What the task requires — Your job is to retype all of the data word for word, leaving every image out.

Data shown —

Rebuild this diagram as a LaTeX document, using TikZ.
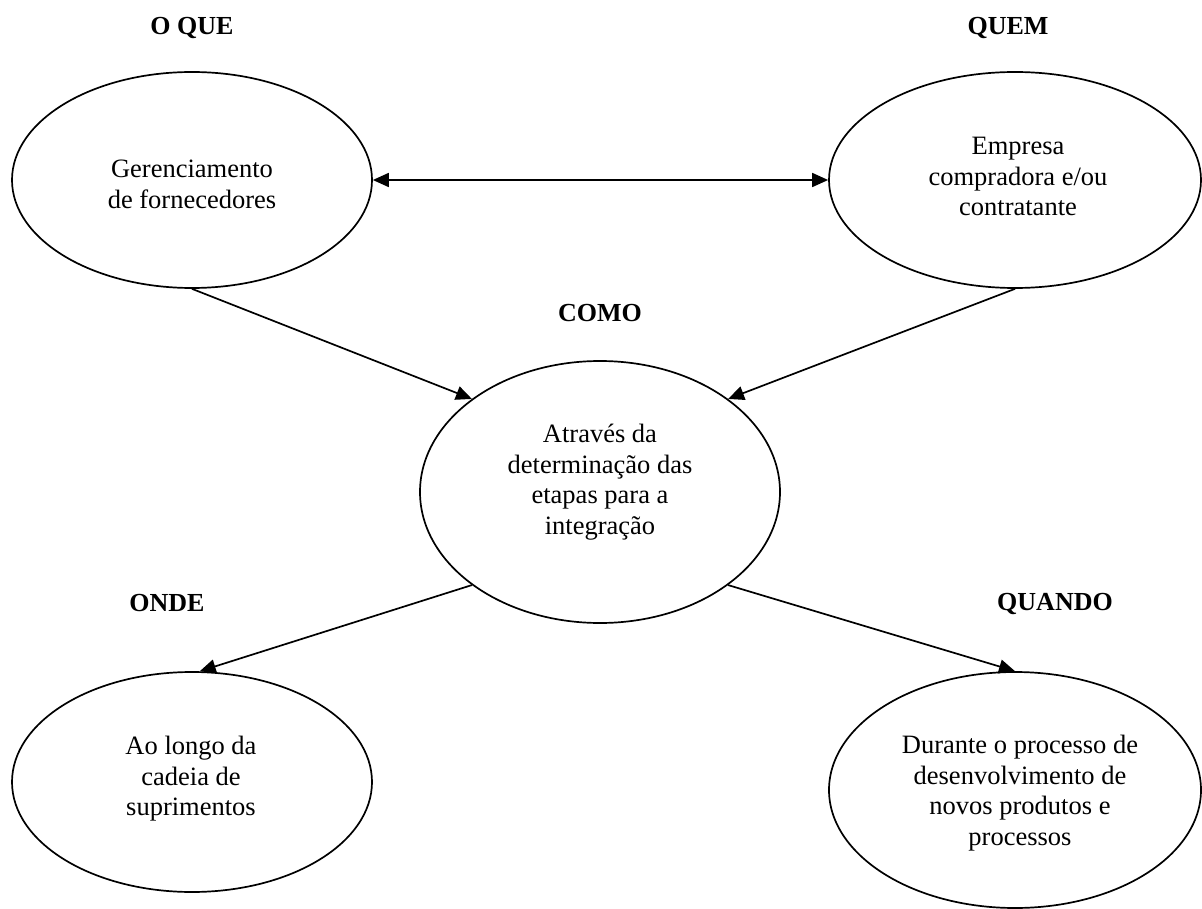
\documentclass[tikz,border=0pt]{standalone}
\usepackage{fontspec}
\setmainfont{Liberation Serif}
\usetikzlibrary{arrows.meta,shapes.geometric}
\begin{document}
\begin{tikzpicture}[x=1pt,y=-1pt,
  bubble/.style={draw, ellipse, line width=1.7pt, inner sep=0pt},
  bubbletext/.style={align=center, font=\fontsize{26.5}{30.5}\selectfont, inner sep=0pt},
  heading/.style={anchor=base, font=\fontsize{26}{30.5}\selectfont\bfseries, inner sep=0pt},
  link/.style={line width=1.7pt, -{Triangle[length=16pt,width=14pt]}},
  twoway/.style={line width=1.7pt, {Triangle[length=16pt,width=14pt]}-{Triangle[length=16pt,width=14pt]}},
]
\useasboundingbox (0,0) rectangle (1202,909);

% the five bubbles
\node[bubble, minimum width=360pt, minimum height=216pt] (what)  at (192,180) {};
\node[bubble, minimum width=372pt, minimum height=216pt] (who)   at (1015,180) {};
\node[bubble, minimum width=360pt, minimum height=262pt] (how)   at (600,492) {};
\node[bubble, minimum width=360pt, minimum height=220pt] (where) at (192,782) {};
\node[bubble, minimum width=372pt, minimum height=236pt] (when)  at (1015,790) {};

% bubble contents
\node[bubbletext] (what-txt)  at (192,184.5) {Gerenciamento\\de fornecedores};
\node[bubbletext] (who-txt)   at (1018,176.5) {Empresa\\compradora e/ou\\contratante};
\node[bubbletext] (how-txt)   at (600,482) {Através da\\determinação das\\etapas para a\\integração};
\node[bubbletext] (where-txt) at (191,779) {Ao longo da\\cadeia de\\suprimentos};
\node[bubbletext] (when-txt)  at (1020,793) {Durante o processo de\\desenvolvimento de\\novos produtos e\\processos};

% headings
\node[heading] (what-h)  at (192,35)  {O QUE};
\node[heading] (who-h)   at (1008,35) {QUEM};
\node[heading] (how-h)   at (600,322) {COMO};
\node[heading] (where-h) at (167,611) {ONDE};
\node[heading] (when-h)  at (1055,610) {QUANDO};

% connectors
\draw[twoway] (what.east) -- (who.west);
\draw[link] (what.south) -- (how.144);
\draw[link] (who.south) -- (how.36);
\draw[link] (how.216) -- (where.86);
\draw[link] (how.324) -- (when.north);
\end{tikzpicture}
\end{document}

Response below —
Rebuild this diagram as a LaTeX document, using TikZ.
\documentclass[tikz,border=0pt]{standalone}
\usepackage{fontspec}
\setmainfont{Liberation Serif}
\usetikzlibrary{arrows.meta,shapes.geometric}
\begin{document}
\begin{tikzpicture}[x=1pt,y=-1pt,
  bubble/.style={draw, ellipse, line width=1.7pt, inner sep=0pt},
  bubbletext/.style={align=center, font=\fontsize{26.5}{30.5}\selectfont, inner sep=0pt},
  heading/.style={anchor=base, font=\fontsize{26}{30.5}\selectfont\bfseries, inner sep=0pt},
  link/.style={line width=1.7pt, -{Triangle[length=16pt,width=14pt]}},
  twoway/.style={line width=1.7pt, {Triangle[length=16pt,width=14pt]}-{Triangle[length=16pt,width=14pt]}},
]
\useasboundingbox (0,0) rectangle (1202,909);

% the five bubbles
\node[bubble, minimum width=360pt, minimum height=216pt] (what)  at (192,180) {};
\node[bubble, minimum width=372pt, minimum height=216pt] (who)   at (1015,180) {};
\node[bubble, minimum width=360pt, minimum height=262pt] (how)   at (600,492) {};
\node[bubble, minimum width=360pt, minimum height=220pt] (where) at (192,782) {};
\node[bubble, minimum width=372pt, minimum height=236pt] (when)  at (1015,790) {};

% bubble contents
\node[bubbletext] (what-txt)  at (192,184.5) {Gerenciamento\\de fornecedores};
\node[bubbletext] (who-txt)   at (1018,176.5) {Empresa\\compradora e/ou\\contratante};
\node[bubbletext] (how-txt)   at (600,482) {Através da\\determinação das\\etapas para a\\integração};
\node[bubbletext] (where-txt) at (191,779) {Ao longo da\\cadeia de\\suprimentos};
\node[bubbletext] (when-txt)  at (1020,793) {Durante o processo de\\desenvolvimento de\\novos produtos e\\processos};

% headings
\node[heading] (what-h)  at (192,35)  {O QUE};
\node[heading] (who-h)   at (1008,35) {QUEM};
\node[heading] (how-h)   at (600,322) {COMO};
\node[heading] (where-h) at (167,611) {ONDE};
\node[heading] (when-h)  at (1055,610) {QUANDO};

% connectors
\draw[twoway] (what.east) -- (who.west);
\draw[link] (what.south) -- (how.144);
\draw[link] (who.south) -- (how.36);
\draw[link] (how.216) -- (where.86);
\draw[link] (how.324) -- (when.north);
\end{tikzpicture}
\end{document}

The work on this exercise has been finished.